What is rotational grazing?
- Featured, Seeds of Substance
- Animals Systems, Soil Health
Often, when we think about grazing livestock, our minds conjure images of vast rangeland, enormous rolling fields where animals dot the landscape like a painting. We also tend to think about the negative impacts and environmental drawbacks of animal agriculture. While soil degradation, erosion, and overgrazing wreak havoc on the landscape, there are regenerative methods that benefit the environment instead. Rotational grazing is one solution to the environmental problems of grazing.
Rotational grazing is a method in which livestock graze a portion of a pasture or range at a time. Once they’ve grazed that portion of pasture down, they are moved to another portion to start the process over. By the time they get back to the first portion, it has rested and recovered and is ready to be grazed once more. This is different from traditional grazing, where animals have free range of the entire pasture and are able to graze the whole area at once. When farms utilize rotational grazing, they can put their animals to work improving soil, plant, and animal health.
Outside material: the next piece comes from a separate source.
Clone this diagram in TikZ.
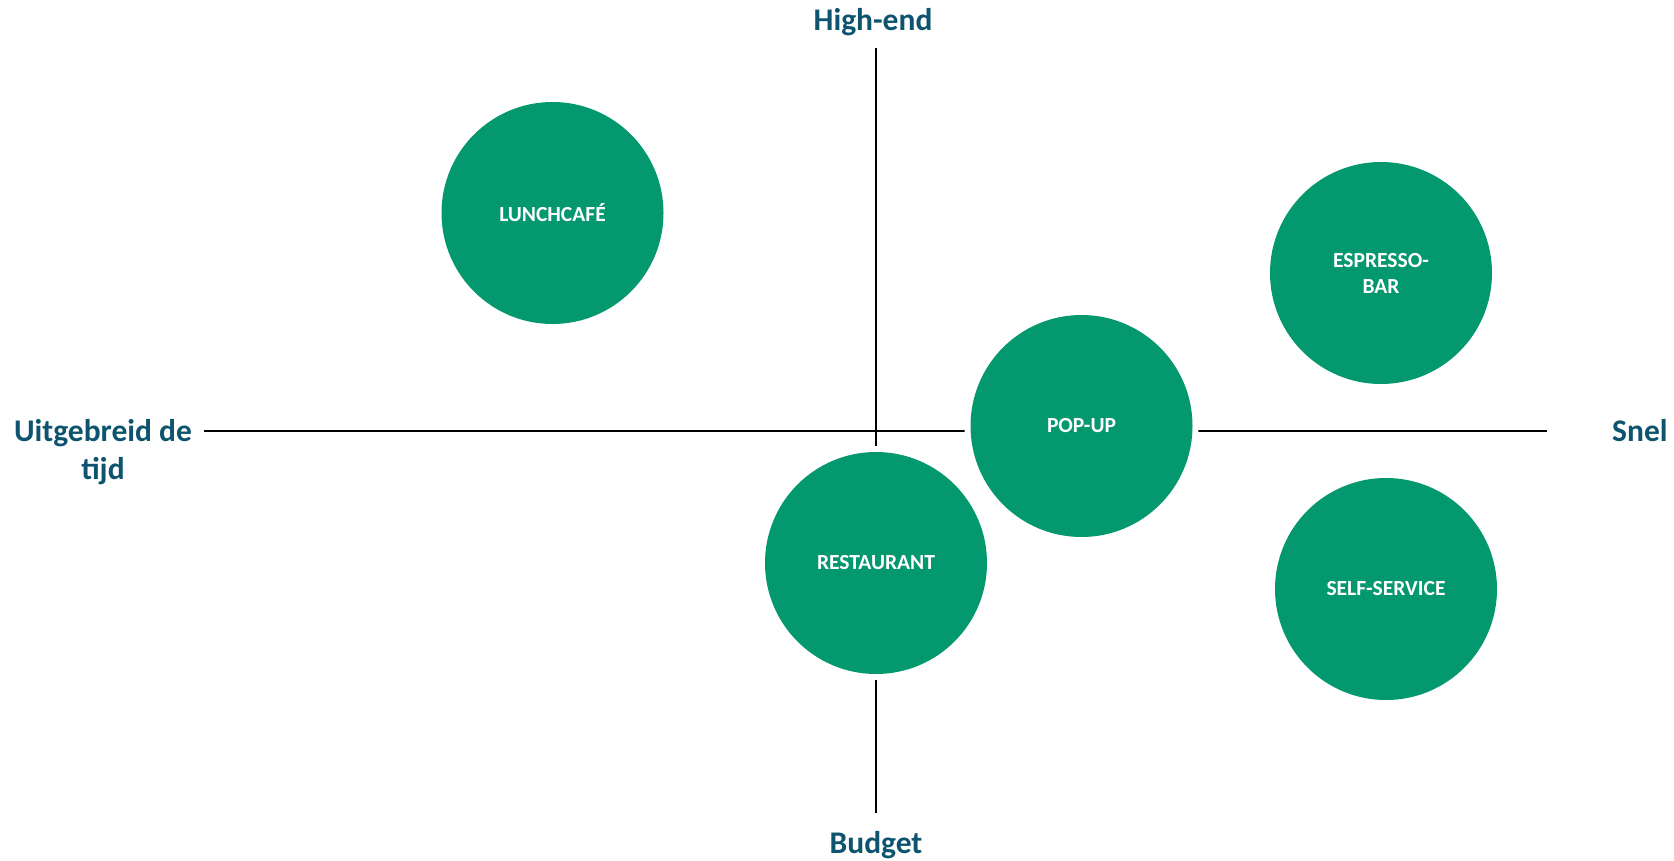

Intensive conventional agriculture practices require continuous utilization of land in order to maximize its value. Rotational grazing allows fields to rest while keeping animals fed simply by dividing it into portions and cycling through them.
When grass and other pasture plants are grazed, plants respond by generating new roots into the soil so that they can power upward growth. These roots help break up soil, undoing the compaction that happens when animals trod on the soil surface. They also store water and nutrients, and when the plants die the roots will decompose, allowing soil microbes and other organisms to feed and flourish.
Resting land rather than constantly grazing disrupts parasites. Removing access to their preferred hosts in between grazing cycles reduces their impact and leads to better outcomes for both the animals that graze the pasture and the pasture itself.
The practice of rotational grazing can also lead to reduced water pollution, reduced runoff, and better ocean health. When soils are healthy, they’re more able to hold onto water and soak up flooding. They can sequester minerals and organic materials so that they’re not running off into watersheds. And when these materials don’t wash through the watershed, they’re not being deposited into the ocean as pollutants.
The pastures at Ocean Hour Farm are subdivided using lightweight electric fencing. This allows us to implement rotational grazing, which boosts soil health, helps roots grow deeper, and improves water and carbon storage—without the use of fossil fuels.
Our cows rotate with sheep to graze plants that sheep typically avoid; this is possible because cows and sheep have different parasite vulnerabilities that enable them to graze together.
Our flock is carefully rotated through small pasture sections, naturally fertilizing, mowing, and weeding. Before they overgraze or overfertilize any one area of the pasture, they’re rotated onto the next section to begin the cycle anew. This boosts soil health, helps roots grow deeper, and improves water and carbon storage—without the use of fossil fuels. Sheep can also spread seeds without the need to till.
An additional benefit to using livestock as opposed to machinery is that wildlife like butterflies, turtles, and birds thrive alongside livestock.
Chickens scratch and peck at seeds, leaves, and bugs as they work their way across the farm. Using mobile coops that can be rolled along the pasture, the chickens fertilize the ground with their nitrogen-rich manure, ideal for degraded soil.
The pigs manage and prevent the spread of miscanthus, an invasive decorative grass that doesn’t provide livestock with nutrients. Additionally, they remove invasive thistle, a prickly plant, by digging and trampling it. Their other primary function is to loosen degraded soil and manage stormwater.
A herd of animals grazing on a range may seem entirely unrelated to the health of the ocean, but the truth is that the two are deeply entwined. Everyone can make choices that can impact the world around us. By choosing rotational grazing, pastures stay healthy, keeping soils intact and reducing the runoff that makes it into the watershed. Utilizing rotational grazing on our land is one way that Ocean Hour Farm can positively affect our watershed and the ocean at large.